Accurate load measurement depends on stable reaction conditions. If reaction elements move or redistribute load, measured force values may fluctuate even when applied pressure remains constant. This can obscure true pile behavior and complicate data analysis.

Using properly calibrated pile testing equipment helps ensure that load readings remain consistent and traceable throughout the test duration.

Displacement Monitoring Considerations

Displacement measurements are particularly sensitive to reaction system performance. Reference beams or monitoring points must be isolated from reaction movement to capture true pile settlement.

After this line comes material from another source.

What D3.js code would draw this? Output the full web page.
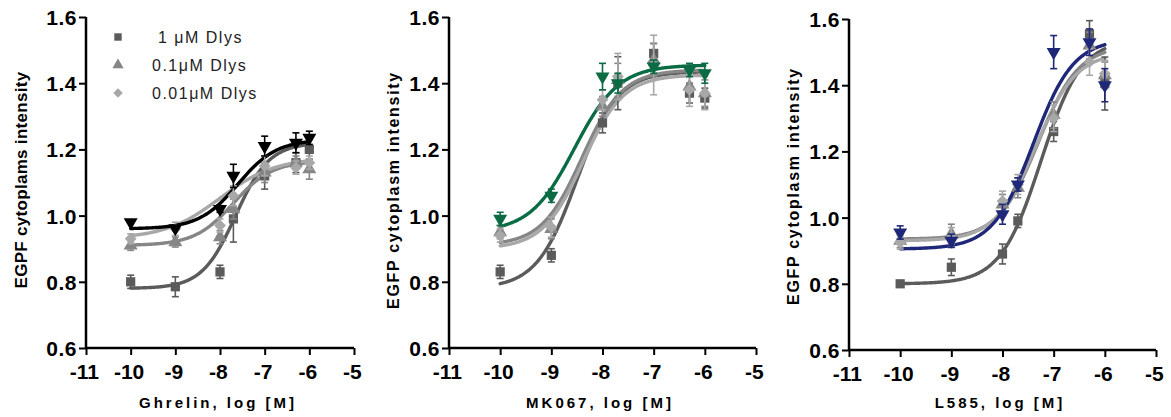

Reaction instability can invalidate displacement data even when load measurements appear stable.

Careful placement of reference systems and continuous monitoring are necessary to maintain confidence in test results.

Designing Reliable Reaction Systems

Early Coordination and Site Evaluation

Reaction system design should begin early in the project planning phase. Evaluating site constraints, soil conditions, and access limitations allows engineers to select appropriate reaction methods and avoid late-stage modifications.

Early coordination between geotechnical engineers, structural designers, and construction teams reduces the likelihood of reaction-related issues during testing.

Matching Reaction Systems to Test Demands

No single reaction system is suitable for all static pile load tests. High-capacity tests, long-duration loading, and confined sites each place different demands on reaction design. Selecting the right approach requires balancing space, cost, safety, and data quality.

Well-designed reaction systems supported by reliable pile testing equipment help ensure that static pile load tests deliver accurate, defensible results. As testing demands continue to increase, reaction systems will remain the most critical variable influencing the success of static pile load testing programs.